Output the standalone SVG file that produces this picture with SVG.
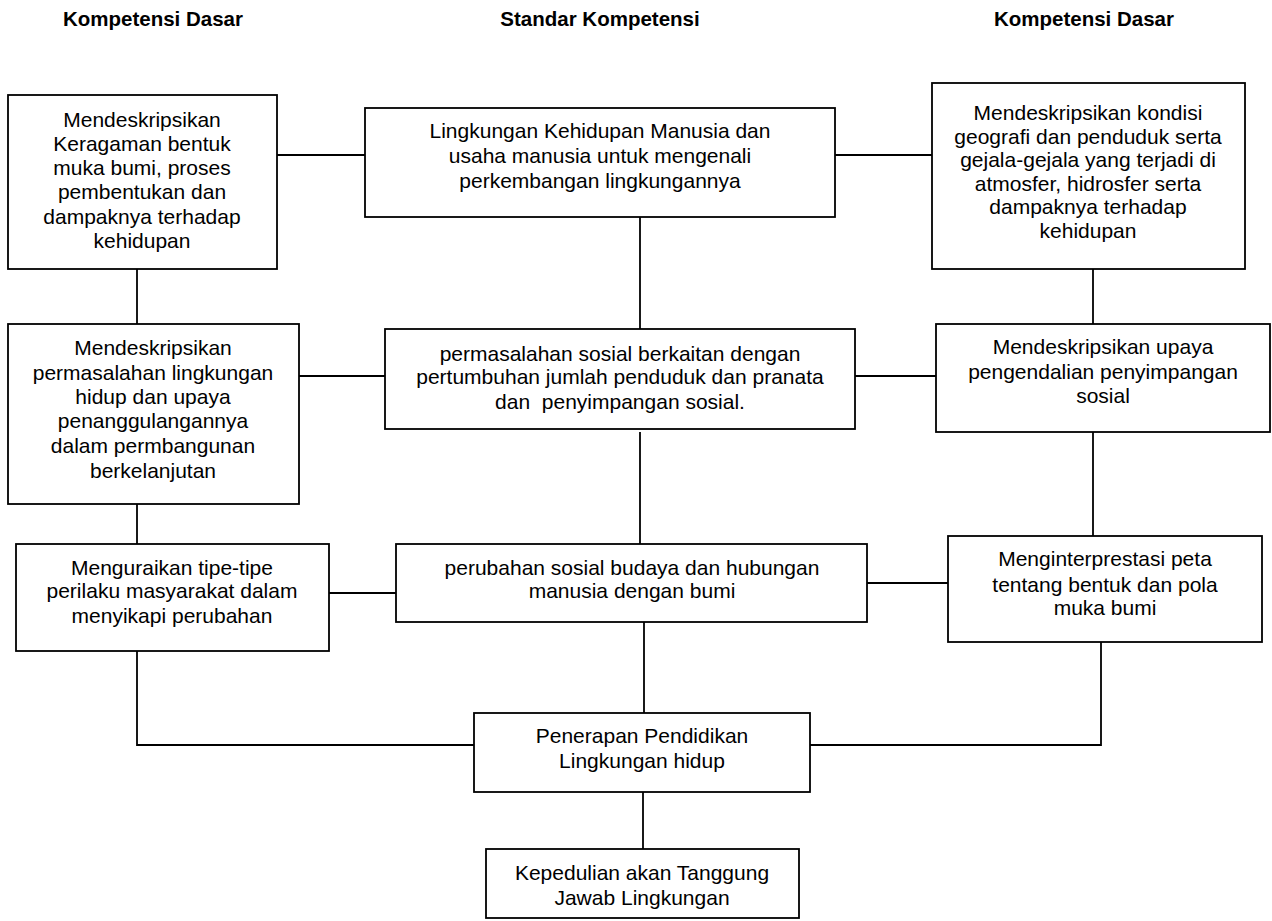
<svg xmlns="http://www.w3.org/2000/svg" width="1272" height="921" viewBox="0 0 1272 921">
<style>
.box{fill:#fff;stroke:#000;stroke-width:1.8}
.t{font-family:"Liberation Sans",Arial,sans-serif;font-size:21px;fill:#000;text-anchor:middle}
.h{font-family:"Liberation Sans",Arial,sans-serif;font-size:20.5px;font-weight:bold;fill:#000;text-anchor:middle}
.c{fill:none;stroke:#000;stroke-width:1.8}
</style>
<rect width="1272" height="921" fill="#fff"/>
<g id="headers">
<text class="h" x="153" y="26">Kompetensi Dasar</text>
<text class="h" x="600" y="26">Standar Kompetensi</text>
<text class="h" x="1084" y="26">Kompetensi Dasar</text>
</g>
<g id="connectors">
<path class="c" d="M277 155H365"/>
<path class="c" d="M835 155H932"/>
<path class="c" d="M137 269V324"/>
<path class="c" d="M640 217V329"/>
<path class="c" d="M1093 269V324"/>
<path class="c" d="M299 376H385"/>
<path class="c" d="M855 376H936"/>
<path class="c" d="M137 504V544"/>
<path class="c" d="M640 432V544"/>
<path class="c" d="M1093 432V536"/>
<path class="c" d="M329 593H396"/>
<path class="c" d="M867 583H948"/>
<path class="c" d="M137 651V745H474"/>
<path class="c" d="M644 622V713"/>
<path class="c" d="M1101 642V745H810"/>
<path class="c" d="M643 792V849"/>
</g>
<g id="n1">
<rect class="box" x="8" y="95" width="269" height="174"/>
<text class="t"><tspan x="142" y="127">Mendeskripsikan</tspan><tspan x="142" y="151">Keragaman bentuk</tspan><tspan x="142" y="175">muka bumi, proses</tspan><tspan x="142" y="199">pembentukan dan</tspan><tspan x="142" y="224">dampaknya terhadap</tspan><tspan x="142" y="248">kehidupan</tspan></text>
</g>
<g id="n2">
<rect class="box" x="365" y="108" width="470" height="109"/>
<text class="t"><tspan x="600" y="138">Lingkungan Kehidupan Manusia dan</tspan><tspan x="600" y="163">usaha manusia untuk mengenali</tspan><tspan x="600" y="188">perkembangan lingkungannya</tspan></text>
</g>
<g id="n3">
<rect class="box" x="932" y="83" width="313" height="186"/>
<text class="t"><tspan x="1088" y="120">Mendeskripsikan kondisi</tspan><tspan x="1088" y="144">geografi dan penduduk serta</tspan><tspan x="1088" y="167">gejala-gejala yang terjadi di</tspan><tspan x="1088" y="191">atmosfer, hidrosfer serta</tspan><tspan x="1088" y="214">dampaknya terhadap</tspan><tspan x="1088" y="238">kehidupan</tspan></text>
</g>
<g id="n4">
<rect class="box" x="8" y="324" width="291" height="180"/>
<text class="t"><tspan x="153" y="355">Mendeskripsikan</tspan><tspan x="153" y="380">permasalahan lingkungan</tspan><tspan x="153" y="404">hidup dan upaya</tspan><tspan x="153" y="428">penanggulangannya</tspan><tspan x="153" y="453">dalam permbangunan</tspan><tspan x="153" y="478">berkelanjutan</tspan></text>
</g>
<g id="n5">
<rect class="box" x="385" y="329" width="470" height="100"/>
<text class="t"><tspan x="620" y="361">permasalahan sosial berkaitan dengan</tspan><tspan x="620" y="384">pertumbuhan jumlah penduduk dan pranata</tspan><tspan x="620" y="409">dan&#160; penyimpangan sosial.</tspan></text>
</g>
<g id="n6">
<rect class="box" x="936" y="324" width="334" height="108"/>
<text class="t"><tspan x="1103" y="354">Mendeskripsikan upaya</tspan><tspan x="1103" y="379">pengendalian penyimpangan</tspan><tspan x="1103" y="403">sosial</tspan></text>
</g>
<g id="n7">
<rect class="box" x="948" y="536" width="314" height="106"/>
<text class="t"><tspan x="1105" y="566">Menginterprestasi peta</tspan><tspan x="1105" y="592">tentang bentuk dan pola</tspan><tspan x="1105" y="615">muka bumi</tspan></text>
</g>
<g id="n8">
<rect class="box" x="16" y="544" width="313" height="107"/>
<text class="t"><tspan x="172" y="575">Menguraikan tipe-tipe</tspan><tspan x="172" y="598">perilaku masyarakat dalam</tspan><tspan x="172" y="623">menyikapi perubahan</tspan></text>
</g>
<g id="n9">
<rect class="box" x="396" y="544" width="471" height="78"/>
<text class="t"><tspan x="632" y="575">perubahan sosial budaya dan hubungan</tspan><tspan x="632" y="598">manusia dengan bumi</tspan></text>
</g>
<g id="n10">
<rect class="box" x="474" y="713" width="336" height="79"/>
<text class="t"><tspan x="642" y="743">Penerapan Pendidikan</tspan><tspan x="642" y="768">Lingkungan hidup</tspan></text>
</g>
<g id="n11">
<rect class="box" x="486" y="849" width="313" height="69"/>
<text class="t"><tspan x="642" y="880">Kepedulian akan Tanggung</tspan><tspan x="642" y="905">Jawab Lingkungan</tspan></text>
</g>
</svg>
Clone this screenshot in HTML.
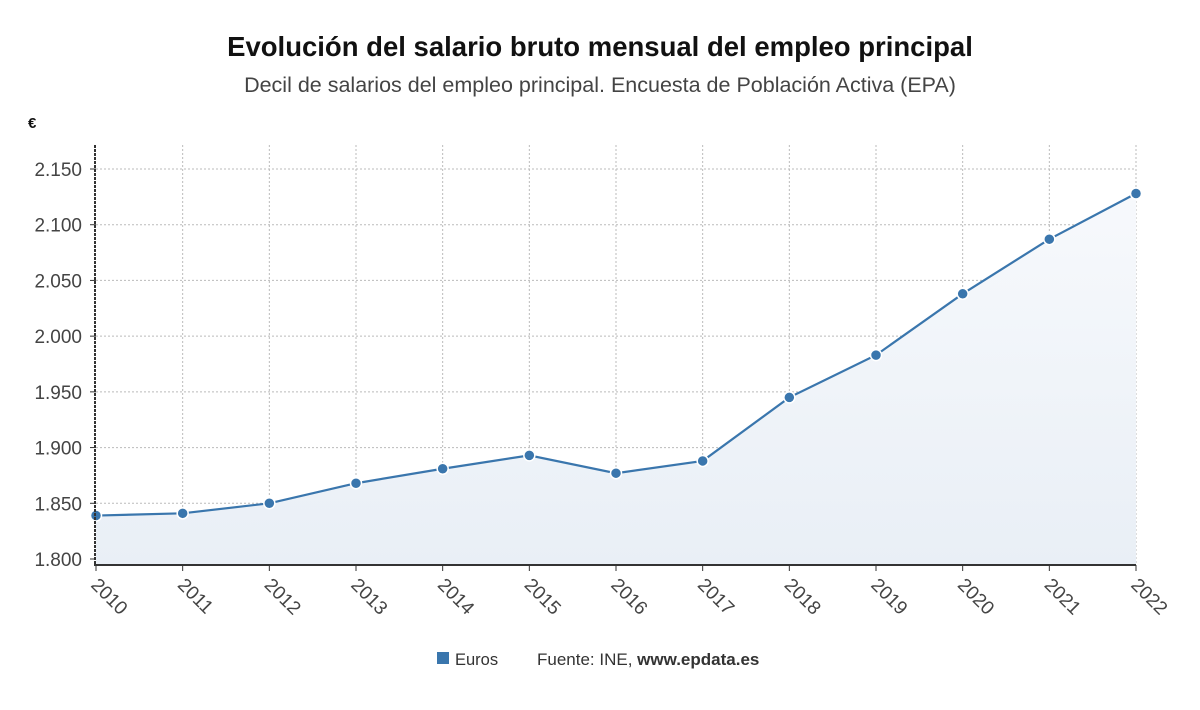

★ ★ ★ ★ ★ ★ ★

— Task description —
In the records above, find each line that holds the word "this"; copy all such lines.

— Right answer —
Output the standalone SVG file that produces this picture with SVG.
Clone this screenshot in HTML.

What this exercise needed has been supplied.